Aniruddha Naha: I think that is a very valid question. What we are clearly seeing is we have probably upfronted a bit of returns in that sense. This year, FY25, will be a year where we have suggested to investors to take it as a year where you build portfolios. Do not expect too much of returns over the next six odd months or till end of financial year. I think the next financial year onwards, once we start seeing numbers come through in the December odd quarter, I think that is where probably the valuations will get justified by (8:49) earnings which come through. So, over the next two, three, five years will Indian equity markets deliver strong returns? We are absolutely positive on that.
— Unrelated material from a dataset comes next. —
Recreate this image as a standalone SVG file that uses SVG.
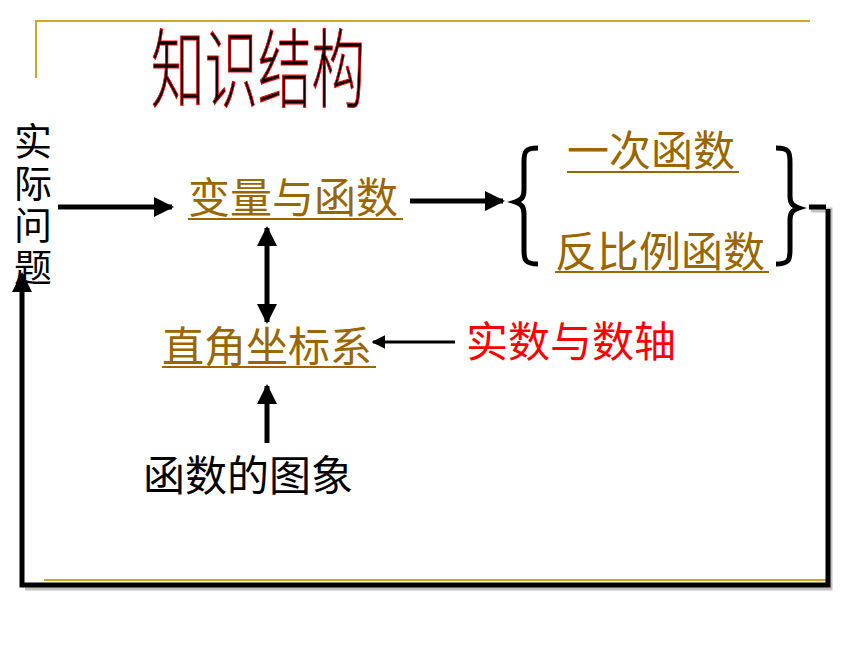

I think this will be a year of consolidation where earnings need to catch up and justify where valuations are. Otherwise, what will happen is the markets could go through some amount of time correction and what we are seeing presently for whatever the markets are returning, it is largely expansion in valuations rather than earnings picking up.
We always like to invest into segments where we are clearly seeing earnings picking up and that is something that we are tracking very closely as of now. NSE 500, it went ahead and delivered earnings of less than 10% and that has been a little bit of a disappointment, frankly speaking, for the markets.
Given that FOMC outcome will be out today and rate cut is something which is pretty much expected by everyone on the Street and Indian RBI is also expected to follow suit. We do not know when, but it will as the Street expectations are. So, for say short term, which are those sectors that you are parking your money in and which are those sectors that you are avoiding for now?
Aniruddha Naha: The NBFC segment is something that we are positive on. The largecap good names out there and which have got a reasonable long track record of being listed.
We are definitely betting our money out there, that is one. But please understand, India generally across the corporate side and even at a personal level, Indian individuals, they do not carry too much of debt on their balance sheets, individual balance sheets, whether it is a corporate balance sheet or the individual balance sheets.
If you have a rate cut, it actually does not feed in too much into the reduction in the interest cost. So, probably if we have to bet on one sector, that would be the NBFC sector, where the cost of funds would definitely start coming off.
But generally, across any sector or any company which has a reasonable amount of leverage would stand out to be a beneficiary because you would see interest costs come down in those segments or those companies.